Recensione pubblicata su Pietro Saba World il 26/04/2018 Qui - Blood Father (Azione, USA, Francia, 2016): Un film che prova a distinguersi dal minestrone che è diventato questo genere, ma fallisce miseramente, toccando punti di idiozia difficilmente raggiungibili (qui difatti non c'è una storia che non sia stata già vista e rivisitata). La pellicola infatti, adattamento cinematografico del romanzo omonimo scritto da Peter Craig, qui anche co-sceneggiatore e produttore, e nonostante un regista "importante", ovvero quel Jean-François Richet di Nemico Pubblico Nr. 1 e Assault on Precint 13, non offre alcuno spunto per poterci avvincere o sorprendere, nemmeno una tenace tecnica di ripresa che esalta le scene d'azione e le sparatorie sanguinose che attraversano il thriller. D'altronde il film, che si apre con una scena molto interessante, e che ci racconta di un padre che torna in azione per aiutare la figlia finita in un mare di guai con la criminalità, è un prodotto abbastanza bruttino con uno sviluppo banale e scontato. Non c'è inoltre un approfondimento degno di questo nome, il rapporto tra padre e figlia è troppo prevedibile e c'è una serie incalcolabile di banalità e di buchi di sceneggiatura. Senza dimenticare che la ragazza, seppur interpretata dalla bella e brava Erin Moriarty, è troppo antipatica, e il personaggio del padre, interpretato da Mel Gibson (che grazie al fisico culturista non sfigura totalmente, anche se sarebbe meglio continuasse a fare il regista, perché più che discreto è La battaglia di Hacksaw Ridge), è abbastanza squallido. Ancor più deludente il resto, anche il finale che, seppur diverso rispetto ai soliti finali di questi film, l'ho trovato davvero di pessimo gusto, anche se avrebbe avuto il suo effetto, se la resa filmica non fosse stata così scarsa. Ho trovato tristissimo inoltre il ruolo affidato al bravo William H. Macy, e ho trovato tristissimo vederlo relegato nel suo "inutile" ruolo. Tanto che alla fine l'unico aspetto positivo (oltre comunque ad una passabile prova attoriale anche di Diego Luna) è la durata non eccessiva (non arriva neanche 90 minuti).

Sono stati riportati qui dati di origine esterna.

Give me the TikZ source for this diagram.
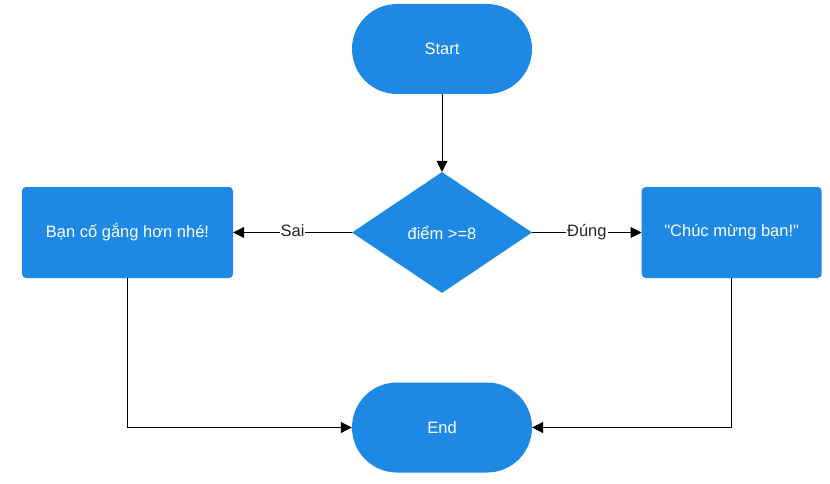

Non a caso Blood Father è probabilmente un un film perfetto per tutti coloro che hanno voglia di staccare la spina per un po', ma non è un film per coloro che cercano anche qualcosa in più rispetto a quello che non si è già visto. Tuttavia non totalmente bocciato ma neanche lontanamente promosso. Voto: 5

lunedì 1 aprile 2019

Captain Fantastic (2016)

Recensione pubblicata su Pietro Saba World il 09/10/2017 Qui - Captain Fantastic, presentato in anteprima mondiale al Sundance Film Festival 2016, vincitore all'undicesima edizione della Festa del cinema di Roma e vincitore del premio alla miglior regia al Festival di Cannes 2016 (proiettato nella sezione Un Certain Regard), è un'avventura emozionante e divertente (del 2016 scritta e diretta da Matt Ross) che vede protagonista un padre fuori dagli schemi ed i suoi sei figli. Dopotutto questa è essenzialmente una commedia, che, strizzando l'occhio al genere indie, e al contempo, e soprattutto, ad una cultura hippie, mai eradicata dallo stereotipo anticonformista statunitense, tratta temi alquanto delicati e riflessivi, come quello dell'adolescenza, e di conseguenza dell'educazione, passando per borghesia e proletariato, nonché per l'economia di mercato, col suo fervente e dissonante capitalismo. Infatti la pellicola racconta di Ben (Viggo Mortensen), un padre decisamente sui generis e sopra le righe, che ha deciso assieme alla moglie Leslie di crescere i figli lontano dalla moderna civiltà consumista, nei meravigliosi boschi del Nord America. I ragazzi seguono una rigida disciplina basata sostanzialmente sulla filosofia della mens sana in corpore sano, questi sono, difatti, quotidianamente impegnanti in duri allenamenti atti a temprare ed irrobustire il loro fisico e vengono inoltre sottoposti ad una impegnativa istruzione che spazia dai testi di filosofia e di politica, a quelli di letteratura, di scienze e via dicendo. In questo modo tanto i più grandi quanto i più piccoli saranno, secondo Ben, perfettamente in grado di difendersi e di procurarsi del cibo da soli nonché di sostenere una discussione su qualsiasi argomento in maniera esaustiva e di avere una propria opinione critica negli ambiti più disparati. Questa vita apparentemente arcadica e paradisiaca però viene interrotta quando arriva la notizia che la madre dei ragazzi si è suicidata in ospedale. A quel punto, nonostante il suocero (Frank Langella) minacci di fa arrestare il padre se oserà farsi vedere al funerale, la tribù sale un vecchio scuolabus dipinto di blu e si mette in viaggio per il caldo del Nuovo Messico. Ma sarà solo l'inizio di un viaggio che porterà la famiglia a confrontarsi non solo con la società moderna ma con le loro idee e modi alquanto poco convenzionali e forse inadatti nel mondo reale.